Forward Sales Commitments. We manage the risk profiles of a portion of the outstanding IRLCs and mortgage loans held for sale by entering into forward sales of mortgage-backed securities and whole loan sale commitments (collectively "Commitments"). As of April 3, 2021, we had $55.2 million in outstanding Commitments. Commitments for forward sales of whole loans are typically in an amount proportionate with the amount of IRLCs expected to close in particular time frames, assuming no change in mortgage interest rates, for the respective loan products intended for whole loan sale.
The estimated fair values of Commitments are based on quoted market values and are recorded within Prepaid expenses and other current assets in the Consolidated Balance Sheets. During the years ended April 3, 2021, March 28, 2020 and March 30, 2019, we recognized a non-cash gain of $1.4 million, and non-cash losses of $951,000 and $86,000, respectively, on Commitments.
Legal Matters. Since 2018, we have been cooperating with an investigation by the enforcement staff of the SEC's Los Angeles Regional Office regarding securities trading in personal and Company accounts directed by the Company's former Chief Executive Officer, Joseph Stegmayer. The Audit Committee of the Board of Directors conducted an internal investigation led by independent legal counsel and other advisers and, following the completion of its work in early 2019, the Audit Committee shared the results of its work with the Company's auditors, listing exchange and the SEC staff. We have also made documents and personnel available to the SEC staff and we intend to continue cooperating with its investigation.
As previously disclosed in September 2020, the SEC staff issued a Wells Notice to Daniel L. Urness, our former Chief Financial Officer, Principal Financial Officer and Principal Accounting Officer, in connection with its investigation, noting that it intends to recommend an enforcement action against him. Rather than have this be a distraction to Cavco, Mr. Urness went on leave to focus on his response to the Wells Notice. As previously disclosed, on February 19, 2021, the employment of Mr. Urness was mutually concluded. In November 2020, the SEC staff issued a Wells Notice to Cavco stating that the staff intends to recommend an enforcement action against us in connection with the investigation. We continue to explore the possibility of a settlement with the SEC staff. In the fourth quarter of fiscal year 2021, while we cannot predict with certainty the resolution of this matter, we recorded an accrual for this loss contingency in Selling, general and administrative expenses and it does not, and is not expected to have, a material adverse effect on our Consolidated Financial Statements.

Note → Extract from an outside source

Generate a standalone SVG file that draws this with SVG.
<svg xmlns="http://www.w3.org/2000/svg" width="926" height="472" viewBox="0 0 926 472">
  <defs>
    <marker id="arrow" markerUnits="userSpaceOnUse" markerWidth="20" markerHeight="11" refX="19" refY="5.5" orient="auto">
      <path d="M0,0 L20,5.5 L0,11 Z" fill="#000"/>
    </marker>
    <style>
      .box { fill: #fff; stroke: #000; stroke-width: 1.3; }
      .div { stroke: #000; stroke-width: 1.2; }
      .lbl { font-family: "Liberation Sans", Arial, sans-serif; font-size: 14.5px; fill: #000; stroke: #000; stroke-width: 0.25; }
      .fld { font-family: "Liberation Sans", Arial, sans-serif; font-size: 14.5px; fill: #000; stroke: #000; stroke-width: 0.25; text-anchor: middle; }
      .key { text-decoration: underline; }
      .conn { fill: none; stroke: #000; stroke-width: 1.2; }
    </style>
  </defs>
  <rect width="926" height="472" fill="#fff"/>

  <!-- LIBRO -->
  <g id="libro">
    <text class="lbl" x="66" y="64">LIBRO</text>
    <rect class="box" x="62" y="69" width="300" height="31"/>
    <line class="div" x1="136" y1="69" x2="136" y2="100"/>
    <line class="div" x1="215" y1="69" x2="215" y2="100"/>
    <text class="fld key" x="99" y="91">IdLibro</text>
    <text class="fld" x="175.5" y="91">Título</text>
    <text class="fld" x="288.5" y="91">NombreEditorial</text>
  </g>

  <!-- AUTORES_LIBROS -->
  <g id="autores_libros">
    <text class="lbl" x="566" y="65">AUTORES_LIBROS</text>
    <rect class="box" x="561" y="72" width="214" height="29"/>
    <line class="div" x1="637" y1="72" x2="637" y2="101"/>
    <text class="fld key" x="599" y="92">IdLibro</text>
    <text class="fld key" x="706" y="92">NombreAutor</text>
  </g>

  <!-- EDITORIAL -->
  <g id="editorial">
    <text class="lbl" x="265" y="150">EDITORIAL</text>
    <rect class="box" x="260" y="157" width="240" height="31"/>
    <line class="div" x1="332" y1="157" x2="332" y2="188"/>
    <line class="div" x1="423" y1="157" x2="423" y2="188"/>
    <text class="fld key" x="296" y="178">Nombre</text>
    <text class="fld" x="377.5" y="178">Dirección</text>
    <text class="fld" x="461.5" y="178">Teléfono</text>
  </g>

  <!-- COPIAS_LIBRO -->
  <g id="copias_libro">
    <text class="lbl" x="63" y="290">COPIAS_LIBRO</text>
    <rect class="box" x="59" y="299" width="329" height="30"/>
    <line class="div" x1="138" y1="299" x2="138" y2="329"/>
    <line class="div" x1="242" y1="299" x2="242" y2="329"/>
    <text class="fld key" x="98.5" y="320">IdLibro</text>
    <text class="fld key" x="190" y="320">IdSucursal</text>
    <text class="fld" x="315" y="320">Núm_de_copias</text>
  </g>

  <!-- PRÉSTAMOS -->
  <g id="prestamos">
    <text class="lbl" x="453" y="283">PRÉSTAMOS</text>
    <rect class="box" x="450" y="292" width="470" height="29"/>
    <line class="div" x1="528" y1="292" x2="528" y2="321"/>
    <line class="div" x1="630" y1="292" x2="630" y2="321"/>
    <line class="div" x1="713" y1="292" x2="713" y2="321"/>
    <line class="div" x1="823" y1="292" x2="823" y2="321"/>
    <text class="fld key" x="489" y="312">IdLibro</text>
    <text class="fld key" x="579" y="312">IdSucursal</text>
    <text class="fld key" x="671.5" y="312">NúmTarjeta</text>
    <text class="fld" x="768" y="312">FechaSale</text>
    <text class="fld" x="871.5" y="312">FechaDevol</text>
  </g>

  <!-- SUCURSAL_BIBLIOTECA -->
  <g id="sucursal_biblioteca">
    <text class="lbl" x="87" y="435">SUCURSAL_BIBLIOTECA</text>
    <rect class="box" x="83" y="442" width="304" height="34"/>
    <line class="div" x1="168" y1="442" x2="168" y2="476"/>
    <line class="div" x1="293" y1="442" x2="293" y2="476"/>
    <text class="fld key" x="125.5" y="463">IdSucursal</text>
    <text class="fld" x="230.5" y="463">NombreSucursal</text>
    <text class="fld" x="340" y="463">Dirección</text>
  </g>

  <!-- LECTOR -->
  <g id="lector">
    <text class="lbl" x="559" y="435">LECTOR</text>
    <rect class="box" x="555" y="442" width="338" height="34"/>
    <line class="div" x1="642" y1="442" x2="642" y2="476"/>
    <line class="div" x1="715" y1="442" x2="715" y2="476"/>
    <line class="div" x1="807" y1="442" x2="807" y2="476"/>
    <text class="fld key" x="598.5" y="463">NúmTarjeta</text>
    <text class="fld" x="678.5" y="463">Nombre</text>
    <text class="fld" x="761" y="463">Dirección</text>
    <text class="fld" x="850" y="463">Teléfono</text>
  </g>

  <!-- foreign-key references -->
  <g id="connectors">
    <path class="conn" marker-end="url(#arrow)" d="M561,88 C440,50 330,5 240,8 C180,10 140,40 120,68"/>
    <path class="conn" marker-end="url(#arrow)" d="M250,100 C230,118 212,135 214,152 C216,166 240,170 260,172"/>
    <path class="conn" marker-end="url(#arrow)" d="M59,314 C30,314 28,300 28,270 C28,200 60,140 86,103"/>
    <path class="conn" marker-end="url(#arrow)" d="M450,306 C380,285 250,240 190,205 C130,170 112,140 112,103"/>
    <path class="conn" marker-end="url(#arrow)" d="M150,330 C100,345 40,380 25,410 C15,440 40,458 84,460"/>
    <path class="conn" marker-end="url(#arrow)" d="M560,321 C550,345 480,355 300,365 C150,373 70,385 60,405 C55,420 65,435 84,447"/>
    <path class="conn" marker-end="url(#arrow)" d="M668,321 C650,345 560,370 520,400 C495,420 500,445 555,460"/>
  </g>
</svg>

Joseph D. Robles v. Cavco Industries, Inc. ("Robles"), was filed in the Superior Court for the State of California, Riverside on June 25, 2019 and Malik Griffin v. Fleetwood Homes, Inc. ("Griffin"), was filed in the Superior Court for the State of California, San Bernardino on September 19, 2019 each seeking recovery on behalf of a putative class of current and former hourly employees for certain alleged wage-and-hour violations including, among other things: (i) alleged failure to comply with certain wage statement formatting requirements; (ii) alleged failure to compensate employees for straight-time and overtime hours worked; and (iii) alleged failure to provide employees with all requisite work breaks. On November 24, 2020, Robles dismissed his separate action in the Riverside County Superior Court and Griffin filed an amended complaint adding Robles as a named plaintiff to the action in the San Bernardino County Superior Court. A joint mediation occurred on January 27, 2021 where the Parties failed to reach a settlement or resolution to the matter. Later in the fourth quarter of fiscal year 2021, the Parties continued post-mediation settlement discussions and ultimately reached a settlement to settle Plaintiffs' claims on a class-wide basis, recorded in Selling, general and administrative expense, which did not have a material adverse effect on our Consolidated Financial Statements.
We are party to certain other lawsuits in the ordinary course of business. Based on management's present knowledge of the facts and (in certain cases) advice of outside counsel, management does not believe that loss contingencies arising from pending matters are likely to have a material adverse effect on our consolidated financial position, liquidity or results of operations after taking into account any existing reserves, which reserves are included in Accrued expenses and other current liabilities in the Consolidated Balance Sheets included in this Annual Report on Form 10-K. However, future events or circumstances that may currently be unknown to management will determine whether the resolution of pending or threatened litigation or claims will ultimately have a material effect on our consolidated financial position, liquidity or results of operations in any future reporting periods.